3. Automated Monitoring and Alerting 
Automated monitoring and alerting tools are probably the most crucial thing any NOC has to have.  You honestly don't even have a NOC without the right monitoring visibility into your environment.  There are countless free and paid for tools that will do alerting for you.  The best I can recommend are Intermapper and Orion NPM.  Intermapper will give you the best dashboard view and Orion can give you the most additional features.


Advancements:

4. Automated Reporting
Reports are one of my favorite ways to get statistics of what's really going on in an environment.  The thing about reports is that they mean nothing if there is no one to read them. This is where the NOC can really help to make the best of reporting.  You only need to run reports 2-3 times a day to have a great holistic view of your environment.  Reports should include not just numerical information, but also graphical analytics.

5. Historical Analytics
An important part of maintaining and supporting any network or system is having insight to the trending of statistics unique to what you're monitoring.  In order to do this you will need some kind of system that records trends over a period of time.  The typical retention on data should be at least 3 months if not longer.
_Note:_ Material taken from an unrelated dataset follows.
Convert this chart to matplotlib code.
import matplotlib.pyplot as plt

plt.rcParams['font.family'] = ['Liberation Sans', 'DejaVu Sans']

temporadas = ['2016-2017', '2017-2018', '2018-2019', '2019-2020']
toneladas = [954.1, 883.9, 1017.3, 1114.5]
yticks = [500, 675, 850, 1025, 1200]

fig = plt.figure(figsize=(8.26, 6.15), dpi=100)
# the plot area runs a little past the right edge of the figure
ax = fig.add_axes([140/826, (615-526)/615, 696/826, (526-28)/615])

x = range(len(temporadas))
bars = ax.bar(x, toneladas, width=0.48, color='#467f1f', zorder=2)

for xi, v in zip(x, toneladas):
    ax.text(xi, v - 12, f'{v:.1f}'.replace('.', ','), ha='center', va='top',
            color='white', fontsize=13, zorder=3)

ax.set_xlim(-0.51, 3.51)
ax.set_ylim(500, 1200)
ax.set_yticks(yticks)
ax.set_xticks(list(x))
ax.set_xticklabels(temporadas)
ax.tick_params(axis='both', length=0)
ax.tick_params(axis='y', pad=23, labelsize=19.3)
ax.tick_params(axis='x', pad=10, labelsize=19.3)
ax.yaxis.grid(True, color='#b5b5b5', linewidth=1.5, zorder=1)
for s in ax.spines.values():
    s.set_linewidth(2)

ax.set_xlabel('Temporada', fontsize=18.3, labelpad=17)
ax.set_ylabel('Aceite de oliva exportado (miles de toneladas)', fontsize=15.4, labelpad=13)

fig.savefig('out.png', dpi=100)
6. Configuration Management
For network equipment and application configurations, it's crucial to be able to record and easily restore configuration files.  The best way to do this is to have a configuration management system.  This will manage the storage of configurations over the course of months and allow for easy downloading of configuration files or even running diffs against older configuration files and newer ones.


Communication Tactics for your NOC:

7. Paging System
Many people think that with the dawn of email on the phone, that there is no more need to a paging system.  However the best way to bypass email filters during an emergency, and get someone to pick up their phone is to send a page to them.  Most paging systems support groups similar to distribution lists.
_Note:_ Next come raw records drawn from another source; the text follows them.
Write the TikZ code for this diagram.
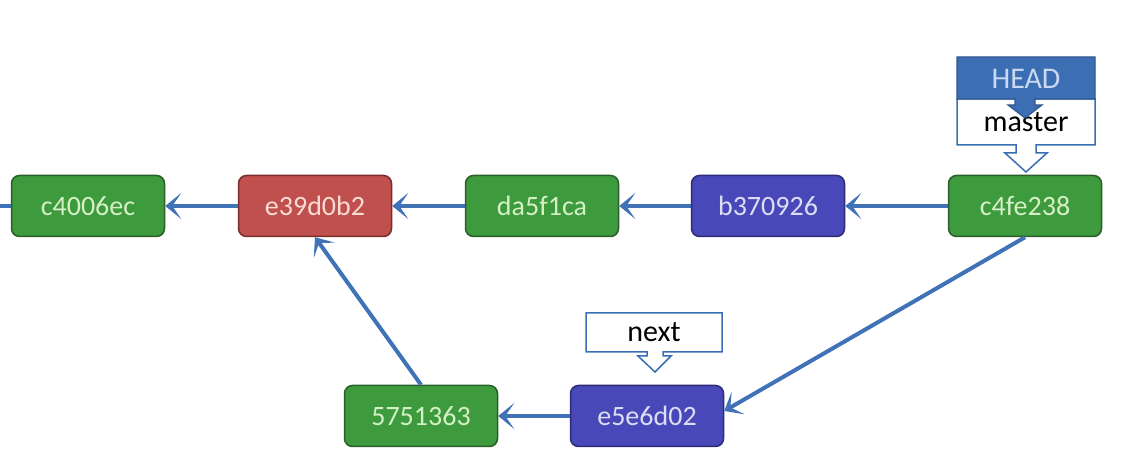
\documentclass[tikz,border=0pt]{standalone}
\usepackage{fontspec}
\setmainfont{Carlito}
\usetikzlibrary{arrows.meta}
\definecolor{linkblue}{HTML}{3F72B6}
\definecolor{gfill}{HTML}{3D9A3D}
\definecolor{gdraw}{HTML}{2A5E2A}
\definecolor{gtext}{HTML}{D6F0C6}
\definecolor{rfill}{HTML}{C0504D}
\definecolor{rdraw}{HTML}{7A2E2C}
\definecolor{rtext}{HTML}{F8DCD4}
\definecolor{bfill}{HTML}{4848B8}
\definecolor{bdraw}{HTML}{2C2C78}
\definecolor{btext}{HTML}{DDDDF6}
\definecolor{headfill}{HTML}{3C6EB4}
\definecolor{headtext}{HTML}{C9D9F1}
\definecolor{refdraw}{HTML}{3A6FB5}
\tikzset{
  commit/.style={draw, rounded corners=8pt, line width=1.5pt,
    minimum width=153pt, minimum height=61pt, inner sep=0pt,
    font=\fontsize{28}{30}\selectfont},
  green/.style={commit, fill=gfill, draw=gdraw, text=gtext},
  red/.style={commit, fill=rfill, draw=rdraw, text=rtext},
  blue/.style={commit, fill=bfill, draw=bdraw, text=btext},
  link/.style={draw=linkblue, line width=4pt,
    -{Stealth[length=16pt,width=26pt,inset=9pt]}},
  reflabel/.style={font=\fontsize{30}{32}\selectfont, inner sep=0pt}
}
\begin{document}
\begin{tikzpicture}[x=1pt,y=1pt]
\useasboundingbox[fill=white] (0,0) rectangle (1126,468);

% commits
\node[green] (c4006ec) at (88,262) {c4006ec};
\node[red]   (e39d0b2) at (315,262) {e39d0b2};
\node[green] (da5f1ca) at (542,262) {da5f1ca};
\node[blue]  (b370926) at (768,262) {b370926};
\node[green] (c4fe238) at (1025,262) {c4fe238};
\node[green] (n5751363) at (421,52) {5751363};
\node[blue]  (e5e6d02) at (647,52) {e5e6d02};

% parent links
\coordinate (offleft) at (0,262);
\draw[draw=linkblue, line width=4pt] (offleft) -- (c4006ec.west);
\draw[link] (c4fe238.west) -- (b370926.east);
\draw[link] (b370926.west) -- (da5f1ca.east);
\draw[link] (da5f1ca.west) -- (e39d0b2.east);
\draw[link] (e39d0b2.west) -- (c4006ec.east);
\draw[link] (c4fe238.south) -- ([yshift=5pt]e5e6d02.east);
\draw[link] (e5e6d02.west) -- (n5751363.east);
\draw[link] (n5751363.north) -- (e39d0b2.south);

% branch "master" callout
\draw[draw=refdraw, line width=1.5pt, fill=white]
  (957,369) -- (1095,369) -- (1095,323) -- (1036,323) -- (1036,315)
  -- (1047,315) -- (1026,296) -- (1005,315) -- (1016,315) -- (1016,323)
  -- (957,323) -- cycle;
\node[reflabel] (master) at (1026,346) {master};

% HEAD callout pointing at master
\draw[draw=headfill!80!black, line width=1.2pt, fill=headfill]
  (957,411) -- (1095,411) -- (1095,369) -- (1035,369) -- (1035,363)
  -- (1042,363) -- (1025,350) -- (1008,363) -- (1015,363) -- (1015,369)
  -- (957,369) -- cycle;
\node[reflabel, text=headtext] (head) at (1026,389) {HEAD};

% branch "next" callout
\draw[draw=refdraw, line width=1.5pt, fill=white]
  (586,155) -- (722,155) -- (722,116) -- (663,116) -- (663,112)
  -- (671,112) -- (655,96) -- (638,112) -- (647,112) -- (647,116)
  -- (586,116) -- cycle;
\node[reflabel] (next) at (654,136) {next};
\end{tikzpicture}
\end{document}
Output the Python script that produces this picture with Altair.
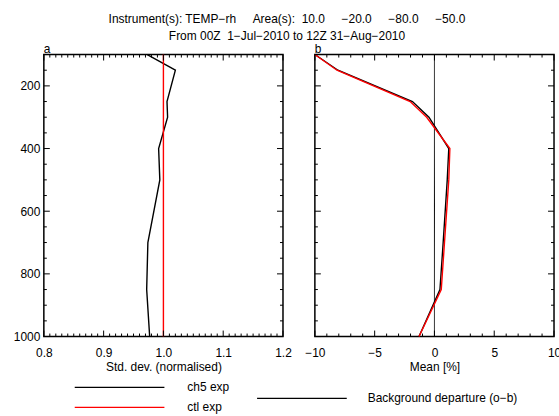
import altair as alt
import pandas as pd

# ---------------- data ----------------
levels = [100, 150, 250, 300, 400, 500, 700, 850, 1000]
std_ch5 = [0.973, 1.020, 1.006, 1.007, 0.992, 0.994, 0.974, 0.972, 0.977]
std_ctl = [1.0, 1.0, 1.0, 1.0, 1.0, 1.0, 1.0, 1.0, 1.0]
mean_ch5 = [-10.0, -8.07, -1.84, -0.46, 1.20, 1.07, 0.73, 0.46, -1.29]
mean_ctl = [-10.0, -8.15, -2.03, -0.65, 1.29, 1.20, 0.84, 0.57, -1.29]
exp_names = ["ch5 exp", "ctl exp"]
exp_colors = ["#000000", "#ff0000"]
bg_label = "Background departure (o\u2212b)"
zero_line = [0.0]

std_labels = [0.8, 0.9, 1.0, 1.1, 1.2]
std_ticks = [round(0.80 + 0.01 * i, 2) for i in range(41)]
mean_labels = [-10, -5, 0, 5, 10]
mean_ticks = list(range(-10, 11))
p_labels = [200, 400, 600, 800, 1000]
p_ticks = list(range(100, 1001, 50))

title_lines = [
    "Instrument(s): TEMP\u2212rh\u00a0\u00a0\u00a0\u00a0\u00a0Area(s):\u00a0\u00a010.0\u00a0\u00a0\u00a0\u00a0\u00a0\u221220.0\u00a0\u00a0\u00a0\u00a0\u00a0\u221280.0\u00a0\u00a0\u00a0\u00a0\u00a0\u221250.0",
    "From 00Z\u00a0\u00a01\u2212Jul\u22122010 to 12Z 31\u2212Aug\u22122010",
]

FONT = "Liberation Sans"
W, H = 240, 283

p_scale = alt.Scale(domain=[100, 1000], reverse=True, nice=False, zero=False)
std_scale = alt.Scale(domain=[0.8, 1.2], nice=False, zero=False)
mean_scale = alt.Scale(domain=[-10, 10], nice=False, zero=False)
exp_scale = alt.Scale(domain=exp_names, range=exp_colors)


def tick_layers(vals, majors, enc, scale, big=6, small=3):
    df = pd.DataFrame({"v": vals, "major": [v in majors for v in vals]})
    out = []
    for is_major, ln in [(True, big), (False, small)]:
        sub = df[df["major"] == is_major]
        base = alt.Chart(sub).mark_rule(color="black", strokeWidth=1)
        if enc == "x":
            pos = alt.X("v:Q", scale=scale)
            out.append(base.encode(x=pos, y=alt.value(H), y2=alt.value(H - ln)))
            out.append(base.encode(x=pos, y=alt.value(0), y2=alt.value(ln)))
        else:
            pos = alt.Y("v:Q", scale=scale)
            out.append(base.encode(y=pos, x=alt.value(0), x2=alt.value(ln)))
            out.append(base.encode(y=pos, x=alt.value(W), x2=alt.value(W - ln)))
    return out


std_df = pd.DataFrame({
    "level": levels * 2,
    "value": std_ch5 + std_ctl,
    "exp": ["ch5 exp"] * len(levels) + ["ctl exp"] * len(levels),
})
mean_df = pd.DataFrame({
    "level": levels * 2,
    "value": mean_ch5 + mean_ctl,
    "exp": ["ch5 exp"] * len(levels) + ["ctl exp"] * len(levels),
})

left_lines = alt.Chart(std_df).mark_line(strokeWidth=1.4).encode(
    x=alt.X("value:Q", scale=std_scale,
            axis=alt.Axis(values=std_labels, format=".1f", grid=False,
                          title="Std. dev. (normalised)", domain=False, ticks=False,
                          labelPadding=11, labelFlush=False, titlePadding=3)),
    y=alt.Y("level:Q", scale=p_scale,
            axis=alt.Axis(values=p_labels, format="d", title=None, domain=False,
                          grid=False, ticks=False, labelPadding=4)),
    stroke=alt.Stroke("exp:N", scale=exp_scale,
                      legend=alt.Legend(orient="none", legendX=30, legendY=328,
                                        title=None, symbolType="stroke",
                                        symbolSize=8100, symbolStrokeWidth=1.2,
                                        clipHeight=12, labelOffset=22, rowPadding=8,
                                        labelFontSize=12, labelFont=FONT,
                                        labelColor="black")),
    order=alt.Order("level:Q"),
)

left = alt.layer(
    left_lines,
    *tick_layers(std_ticks, std_labels, "x", std_scale),
    *tick_layers(p_ticks, p_labels, "y", p_scale),
).properties(width=W, height=H,
             title=alt.TitleParams("a", anchor="start", frame="group", fontSize=12,
                                   fontWeight="normal", font=FONT, offset=-4))

zero_df = pd.DataFrame({"v": zero_line, "k": [bg_label]})
zero_rule = alt.Chart(zero_df).mark_rule(color="black", strokeWidth=1).encode(
    x=alt.X("v:Q", scale=mean_scale),
    strokeDash=alt.StrokeDash("k:N", scale=alt.Scale(domain=[bg_label], range=[[1, 0]]),
                              legend=alt.Legend(orient="none", legendX=213, legendY=339,
                                                title=None, symbolType="stroke",
                                                symbolSize=8100, symbolStrokeWidth=1.2,
                                                symbolStrokeColor="black",
                                                clipHeight=12, labelOffset=20,
                                                labelFontSize=12, labelFont=FONT,
                                                labelColor="black")),
)

right_lines = alt.Chart(mean_df).mark_line(strokeWidth=1.4).encode(
    x=alt.X("value:Q", scale=mean_scale,
            axis=alt.Axis(values=mean_labels, format="d", title="Mean [%]",
                          grid=False, domain=False, ticks=False, labelPadding=11,
                          labelFlush=False, titlePadding=3)),
    y=alt.Y("level:Q", scale=p_scale, axis=None),
    stroke=alt.Stroke("exp:N", scale=exp_scale, legend=None),
    order=alt.Order("level:Q"),
)

right = alt.layer(
    zero_rule,
    right_lines,
    *tick_layers(mean_ticks, mean_labels, "x", mean_scale),
    *tick_layers(p_ticks, p_labels, "y", p_scale),
).properties(width=W, height=H,
             title=alt.TitleParams("b", anchor="start", frame="group", fontSize=12,
                                   fontWeight="normal", font=FONT, offset=-4))

chart = alt.hconcat(
    left, right, spacing=32, bounds="flush",
    title=alt.TitleParams(title_lines, anchor="middle", fontSize=12, font=FONT,
                          fontWeight="normal", lineHeight=17, offset=-1, color="black"),
    padding={"left": 12, "top": 12, "right": -3, "bottom": 0},
    background="white",
).configure_view(
    stroke="black", strokeWidth=1.5
).configure_axis(
    labelFont=FONT, labelFontSize=12, labelColor="black", grid=False,
    titleFont=FONT, titleFontSize=12, titleFontWeight="normal", titleColor="black",
)

chart.save("out.html", embed_options={"renderer": "svg", "actions": False})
8. Email Distribution Lists
You want to make sure that your NOC has it's own email list with the direct manager included.  Besides that all other levels of escalation should have their own email list.  The email list for the NOC should receive reports, alerts, and details communication strings with customers and vendors.  It's the single best way to make sure that everyone in your NOC is on the same page.

9. Company-wide Audible Alert System
This is an alert system that is manually triggered.   The way I've seen this implemented is using loud speakers to sound off a generally monotone alarm, different from a fire alarm but distinctive in its own way.  It allows the NOC to give notice to management and tier 3 engineers to report to the NOC for escalated troubleshooting.  It is probably the most effective way, along with paging, to get required attention.


Documentation:

10. Run Book
A run book is a living document that contains everything from most basic procedures to troubleshooting steps.  A hard copy of the run book are rare now or days,  they are best preserved in an online wiki.

11. Escalation Diagram
Your NOC needs to know exactly who to escalate any issues with and which teams to involve depending on the issue at hand.  Keep an escalation diagram available for them to reference.  These should be printed out and visually available within the work environment.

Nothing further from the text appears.